Thursday, May 29, 2008

Two thumbs up for OnThEdge Charbono

Threw a couple more questions at Pat Savoie after posting her last response, one on what kind of bargains were coming out of New Zealand/Australia, and also asked her how insulated Pennsylvania would be to price hikes since the state had already established good relationships with the markets in California and the Old World. Here's her reply:

"Not that there aren't values in Aust and NZ -- they have gone out of their way to price for the US market -- but prices have crept up. I don't see the level of value that exists in other areas. Yellow Tail at $6 or $7 is not a value to me.

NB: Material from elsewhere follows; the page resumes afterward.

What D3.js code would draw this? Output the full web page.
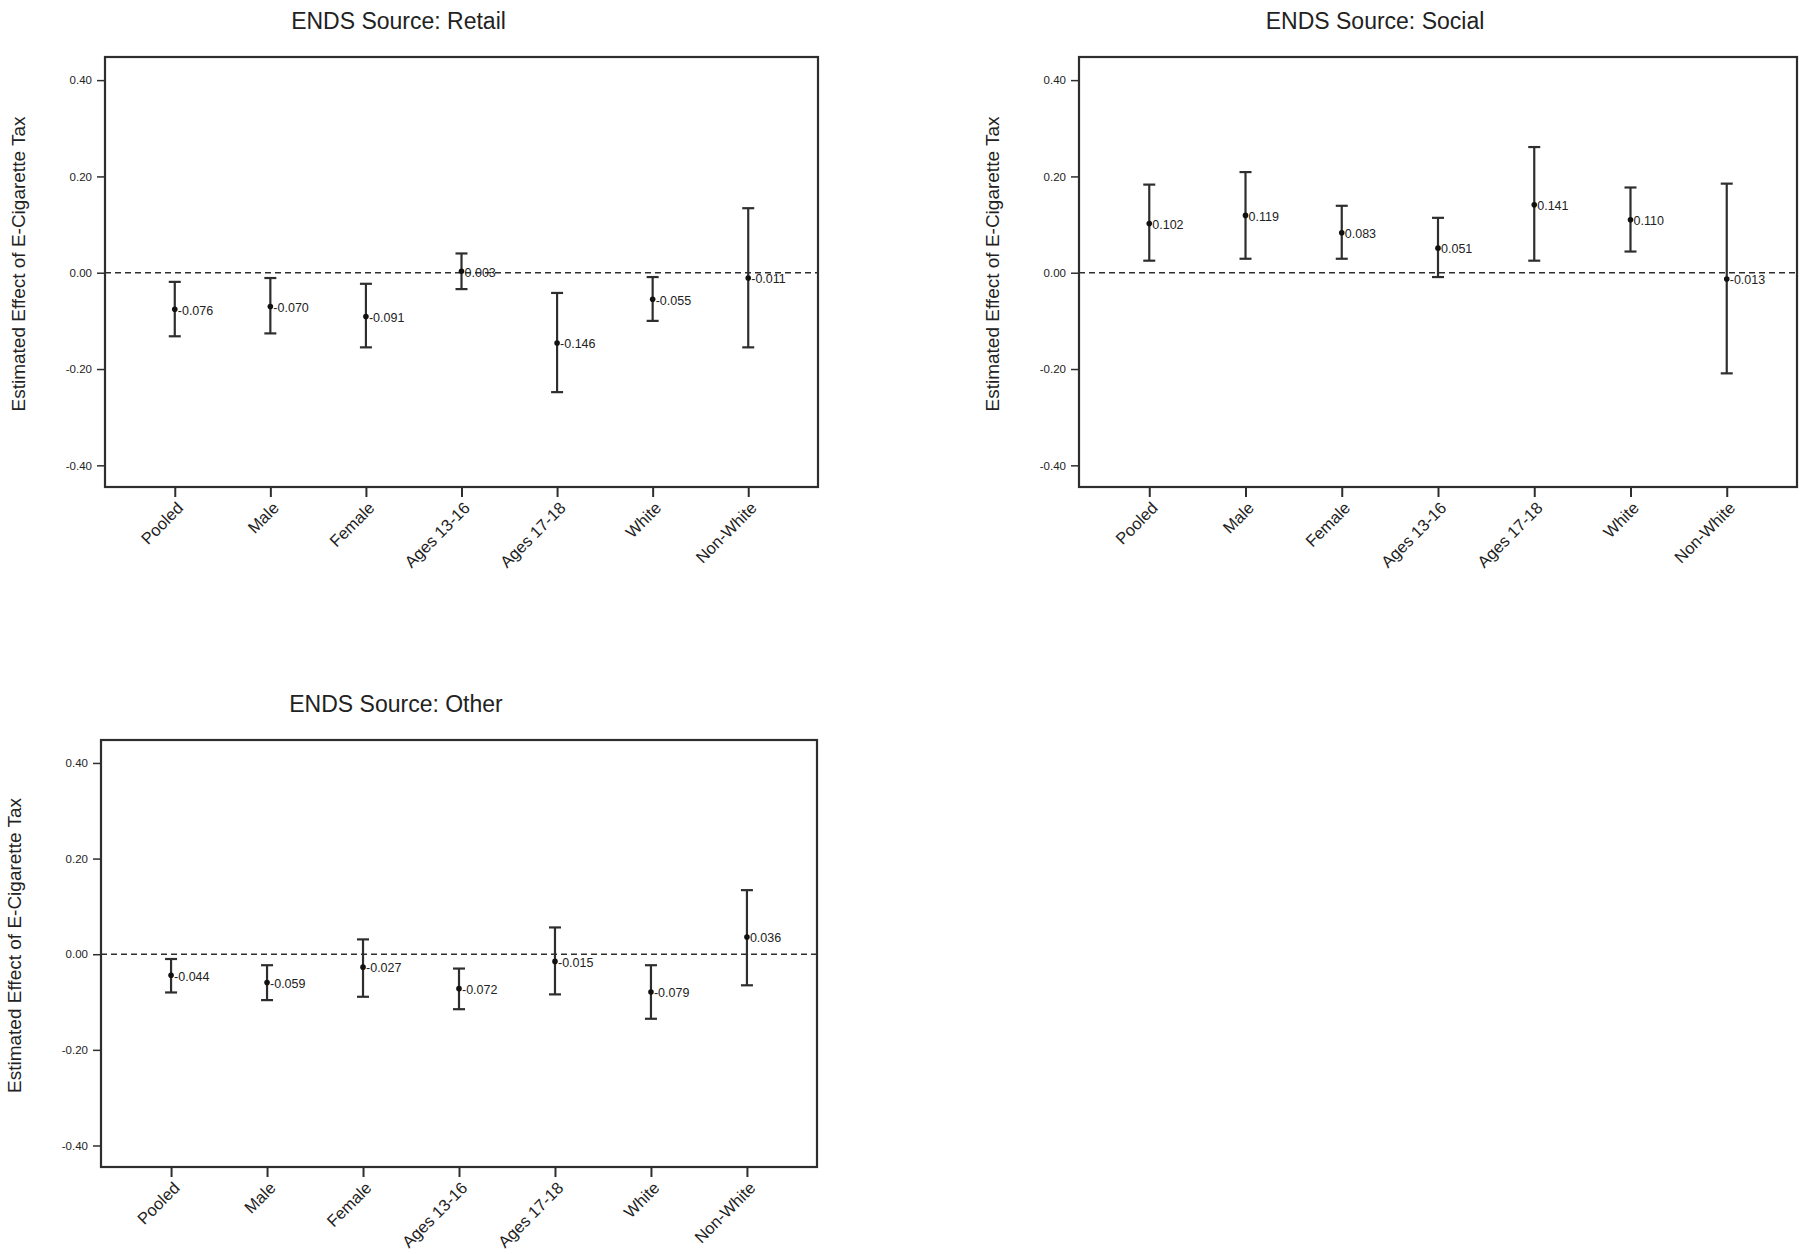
<!DOCTYPE html>
<html>
<head>
<meta charset="utf-8">
<script src="https://cdn.jsdelivr.net/npm/d3@7"></script>
<style>
  body { margin: 0; background: #fff; }
  svg text { font-family: "Liberation Sans", Arial, Helvetica, sans-serif; fill: #222; }
</style>
</head>
<body>
<div class="container"></div>
<script>
const WIDTH = 1800;
const HEIGHT = 1254;

var categories = ["Pooled", "Male", "Female", "Ages 13-16", "Ages 17-18", "White", "Non-White"];
var yTicks = [0.40, 0.20, 0.00, -0.20, -0.40];
var yLabel = "Estimated Effect of E-Cigarette Tax";

// point estimate, lower and upper bound of the interval
var retailEst = [-0.076, -0.070, -0.091, 0.003, -0.146, -0.055, -0.011];
var retailLo  = [-0.132, -0.126, -0.155, -0.034, -0.248, -0.100, -0.155];
var retailHi  = [-0.019, -0.011, -0.023, 0.040, -0.042, -0.009, 0.134];

var socialEst = [0.102, 0.119, 0.083, 0.051, 0.141, 0.110, -0.013];
var socialLo  = [0.025, 0.029, 0.029, -0.009, 0.025, 0.044, -0.209];
var socialHi  = [0.183, 0.209, 0.139, 0.114, 0.261, 0.177, 0.185];

var otherEst = [-0.044, -0.059, -0.027, -0.072, -0.015, -0.079, 0.036];
var otherLo  = [-0.080, -0.096, -0.089, -0.115, -0.084, -0.135, -0.065];
var otherHi  = [-0.010, -0.023, 0.031, -0.030, 0.056, -0.023, 0.134];

var panels = [
  {title: "ENDS Source: Retail", est: retailEst, lo: retailLo, hi: retailHi,
   left: 105, right: 818, top: 57, bottom: 487},
  {title: "ENDS Source: Social", est: socialEst, lo: socialLo, hi: socialHi,
   left: 1079, right: 1797, top: 57, bottom: 487},
  {title: "ENDS Source: Other", est: otherEst, lo: otherLo, hi: otherHi,
   left: 101, right: 817, top: 740, bottom: 1167}
];

var svg = d3.select('.container').append('svg')
  .attr('width', WIDTH)
  .attr('height', HEIGHT);

var translate = function(x, y){
  return "translate(" + x + "," + y + ")";
};

var INK = "#2e2e2e";

var drawPanel = function(p) {
  var xScale = d3.scalePoint()
    .domain(categories)
    .range([p.left, p.right])
    .padding(0.73);

  var yScale = d3.scaleLinear()
    .domain([-0.445, 0.448])
    .range([p.bottom, p.top]);

  var g = svg.append('g');

  // title and y label
  g.append('text')
    .attr('x', (p.left + p.right) / 2 - 63)
    .attr('y', p.top - 34)
    .attr('text-anchor', 'middle')
    .attr('dominant-baseline', 'middle')
    .style('font-size', '23px')
    .text(p.title);

  g.append('text')
    .attr('transform', translate(p.left - 85, (p.top + p.bottom) / 2 - 8) + " rotate(-90)")
    .attr('text-anchor', 'middle')
    .attr('dominant-baseline', 'middle')
    .style('font-size', '19px')
    .text(yLabel);

  // axes
  var yAxis = d3.axisLeft(yScale)
    .tickValues(yTicks)
    .tickSize(8)
    .tickPadding(5)
    .tickFormat(function(d){ return d.toFixed(2); });

  var xAxis = d3.axisBottom(xScale)
    .tickSize(10)
    .tickPadding(4);

  var ya = g.append('g')
    .attr('transform', translate(p.left, 0))
    .call(yAxis);
  ya.select('.domain').remove();
  ya.selectAll('line').attr('stroke', INK).attr('stroke-width', 1.5);
  ya.selectAll('text').style('font-size', '11.5px').attr('fill', '#222')
    .style('font-family', '"Liberation Sans", Arial, sans-serif');

  var xa = g.append('g')
    .attr('transform', translate(0, p.bottom))
    .call(xAxis);
  xa.select('.domain').remove();
  xa.selectAll('line').attr('stroke', INK).attr('stroke-width', 2);
  xa.selectAll('text')
    .style('font-size', '16.5px')
    .style('font-family', '"Liberation Sans", Arial, sans-serif')
    .attr('fill', '#222')
    .attr('text-anchor', 'end')
    .attr('x', 0)
    .attr('y', 0)
    .attr('dy', '0.35em')
    .attr('transform', 'translate(5,18) rotate(-45)');

  // frame
  g.append('rect')
    .attr('x', p.left)
    .attr('y', p.top)
    .attr('width', p.right - p.left)
    .attr('height', p.bottom - p.top)
    .attr('fill', 'none')
    .attr('stroke', INK)
    .attr('stroke-width', 2.2);

  // zero reference line
  g.append('line')
    .attr('x1', p.left)
    .attr('x2', p.right)
    .attr('y1', yScale(0))
    .attr('y2', yScale(0))
    .attr('stroke', INK)
    .attr('stroke-width', 1.6)
    .attr('stroke-dasharray', '6,4');

  var rows = categories.map(function(c, i){
    return {cat: c, est: p.est[i], lo: p.lo[i], hi: p.hi[i]};
  });

  var bars = g.selectAll('g.bar')
    .data(rows)
    .enter().append('g')
    .attr('class', 'bar');

  bars.append('line')
    .attr('x1', function(d){ return xScale(d.cat); })
    .attr('x2', function(d){ return xScale(d.cat); })
    .attr('y1', function(d){ return yScale(d.lo); })
    .attr('y2', function(d){ return yScale(d.hi); })
    .attr('stroke', INK)
    .attr('stroke-width', 2.2);

  ['lo', 'hi'].forEach(function(k){
    bars.append('line')
      .attr('x1', function(d){ return xScale(d.cat) - 6; })
      .attr('x2', function(d){ return xScale(d.cat) + 6; })
      .attr('y1', function(d){ return yScale(d[k]); })
      .attr('y2', function(d){ return yScale(d[k]); })
      .attr('stroke', INK)
      .attr('stroke-width', 2.2);
  });

  bars.append('circle')
    .attr('cx', function(d){ return xScale(d.cat); })
    .attr('cy', function(d){ return yScale(d.est); })
    .attr('r', 2.8)
    .attr('fill', '#111');

  bars.append('text')
    .attr('x', function(d){ return xScale(d.cat) + 3; })
    .attr('y', function(d){ return yScale(d.est) + 2; })
    .attr('dominant-baseline', 'middle')
    .style('font-size', '12.5px')
    .text(function(d){ return d.est.toFixed(3); });
};

panels.forEach(drawPanel);
</script>
</body>
</html>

"Yes, in PA you have to power of the state buying machine to hold prices down. One of my favorite wines was accepted by the LCB -- OnThEdge Charbono. The Wine Media Guild of NY, of which I am co-chair, had an all-inclusive Charbono tasting earlier this month (all 14 producers!) and the 2005 OTE was one of the favorites."

The making of Bedlam

Ed Boyce and his wife Sarah O’Herron note on their Web site that the idea of growing vines and making wine became increasingly appealing as they considered a destination for the next chapter in their careers. The researching and traveling to other vineyards only strengthened that commitment, so they bought a parcel in Mt. Airy, Md., and planted their first grapes for what would be called Black Ankle Vineyards in 2003.

That, Boyce says in a phone interview Wednesday night, was a significant hurdle to cross.
“You know, when you go into the vineyard business, the biggest and scariest decisions come first,” he says. “It’s where to plant and what to plant and then you have 50 years where you can’t change either one.”

Five years later, both no doubt are more relaxed about their decision. Entering their first batch in the Maryland Winemakers’ Choice Awards, Black Ankle recently walked away with three gold medal, including top honors for a white blend they call Bedlam.

Boyce spent much of the interview taking listeners through its evolution, how their intent to mix together their four white grapes – chardonnay, viognior, gruner veltliner and albarino – took on a new dimension when they discovered a visitor among their plantings of syrah.

“Two hundred vines turned out to be what we call our white syrah, a nursery mistake,” he says of the muscat vines. “We just decided to keep them. So we have a few hundred vines of Muscat.” Not perfect for these climes, he notes, but it "adds a really nice little spice and fruit component to the wine.”

On top of this success comes the opening of the tasting room in what they hope will be mid-July. It’s an endeavor that you can follow via a sequence of pictures appearing on the Web site. The most recent photo, taken earlier this week, is posted with this story. “All down the line we’ve tried to sort of sit back and say, ‘What do we have on the farm that we can use to build this building?’ and it’s turned into a very interesting . . . I think we’re very proud of the way it’s turning out.”